Marzo 1971:
Estreno un jersey de abanicos. Estoy sentada en el tranco de la puerta aunque mi madre insiste en que entre en casa. No puedo porque tengo que esperar a que llegue mi padre y me vea tan guapa. Noviembre 1985:
Un día logrado: un broche gótico, un concierto punk, un poema, él y los sueños. Junio 1986:
Estoy en el examen para sacarme el carnet de conducir. He oído que al volante se ha de sentir el coche como una prolongación de uno mismo; tiemblo porque me aterroriza conducir. Abril 1989:
Veo el Partenón y se me quitan las ganas de llorar.
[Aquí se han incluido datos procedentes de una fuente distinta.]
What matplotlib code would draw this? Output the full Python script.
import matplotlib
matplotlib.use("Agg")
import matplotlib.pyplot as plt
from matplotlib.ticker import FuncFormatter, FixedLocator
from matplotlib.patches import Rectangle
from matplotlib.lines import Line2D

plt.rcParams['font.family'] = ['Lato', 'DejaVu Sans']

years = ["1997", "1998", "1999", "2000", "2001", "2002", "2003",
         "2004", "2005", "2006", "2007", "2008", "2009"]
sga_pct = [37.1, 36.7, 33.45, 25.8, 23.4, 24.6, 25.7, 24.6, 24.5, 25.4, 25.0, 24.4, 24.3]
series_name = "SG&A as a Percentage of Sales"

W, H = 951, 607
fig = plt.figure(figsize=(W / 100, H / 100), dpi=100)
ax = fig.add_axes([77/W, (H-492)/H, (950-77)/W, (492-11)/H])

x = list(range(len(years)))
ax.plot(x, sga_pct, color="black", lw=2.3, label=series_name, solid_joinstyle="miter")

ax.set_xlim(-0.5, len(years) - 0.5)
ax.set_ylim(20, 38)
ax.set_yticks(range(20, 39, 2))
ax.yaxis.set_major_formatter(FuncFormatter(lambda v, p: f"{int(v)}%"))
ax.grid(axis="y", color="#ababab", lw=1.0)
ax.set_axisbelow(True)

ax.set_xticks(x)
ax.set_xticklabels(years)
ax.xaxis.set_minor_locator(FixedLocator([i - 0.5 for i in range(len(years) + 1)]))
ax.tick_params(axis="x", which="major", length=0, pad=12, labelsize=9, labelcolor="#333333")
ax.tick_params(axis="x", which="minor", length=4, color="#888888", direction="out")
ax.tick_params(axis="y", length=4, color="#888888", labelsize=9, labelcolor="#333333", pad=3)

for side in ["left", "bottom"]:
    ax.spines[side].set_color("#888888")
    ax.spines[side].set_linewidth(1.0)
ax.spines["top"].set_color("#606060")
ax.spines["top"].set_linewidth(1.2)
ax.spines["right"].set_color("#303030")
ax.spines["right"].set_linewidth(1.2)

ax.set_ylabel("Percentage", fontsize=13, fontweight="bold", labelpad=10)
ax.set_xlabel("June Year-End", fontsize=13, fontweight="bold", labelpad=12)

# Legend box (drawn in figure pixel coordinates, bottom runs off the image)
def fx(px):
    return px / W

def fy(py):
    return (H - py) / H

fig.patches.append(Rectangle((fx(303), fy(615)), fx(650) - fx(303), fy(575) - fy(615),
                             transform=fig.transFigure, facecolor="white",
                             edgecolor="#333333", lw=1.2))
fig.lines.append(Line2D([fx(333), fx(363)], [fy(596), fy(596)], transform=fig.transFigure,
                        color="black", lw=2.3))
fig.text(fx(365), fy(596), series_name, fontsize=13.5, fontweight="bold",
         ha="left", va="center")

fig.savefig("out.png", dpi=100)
Junio 1991:
Estoy sentada en un bar con nueve personas y me pregunto: «¿Pero qué hago yo aquí rodeada de falsos amigos? Este lío no me compensa por mucho que me interese ese chico». Septiembre 1995:
Me fascina esa mujer, conecto enseguida con ella a pesar de que no tengo nada que ofrecer, basta un chapurreo en francés y la casualidad de haber visitado su primera exposición en España. Louise Bourgeois, Fundación Tàpies, 1990. Mayo 2000:
Acabo de leer «En busca del tiempo perdido» y me siento huérfana. Abril 2002:
Me alejo 2000 kilómetros para ver el problema muy pequeñito. Emprendo un cambio de vida. Noviembre 2002:
Estoy con Ana tomando un café en el trabajo. Le digo que la película «Dolls» me ha dejado sin habla todo el fin de semana. Pedro, al que apenas conozco, me dice que es mejor que veamos películas de amor y lujo que él nos puede prestar. No me doy cuenta, pero me está haciendo una propuesta de vida. Agosto 2016:
Me regalan una tarjeta muy oriental. El año que viene Candelilla y yo cumpliremos diez y 50 años. Siempre he querido ir a Japón y ya sé con quién voy. El verdadero regalo es él, aquel Pedro de 2002.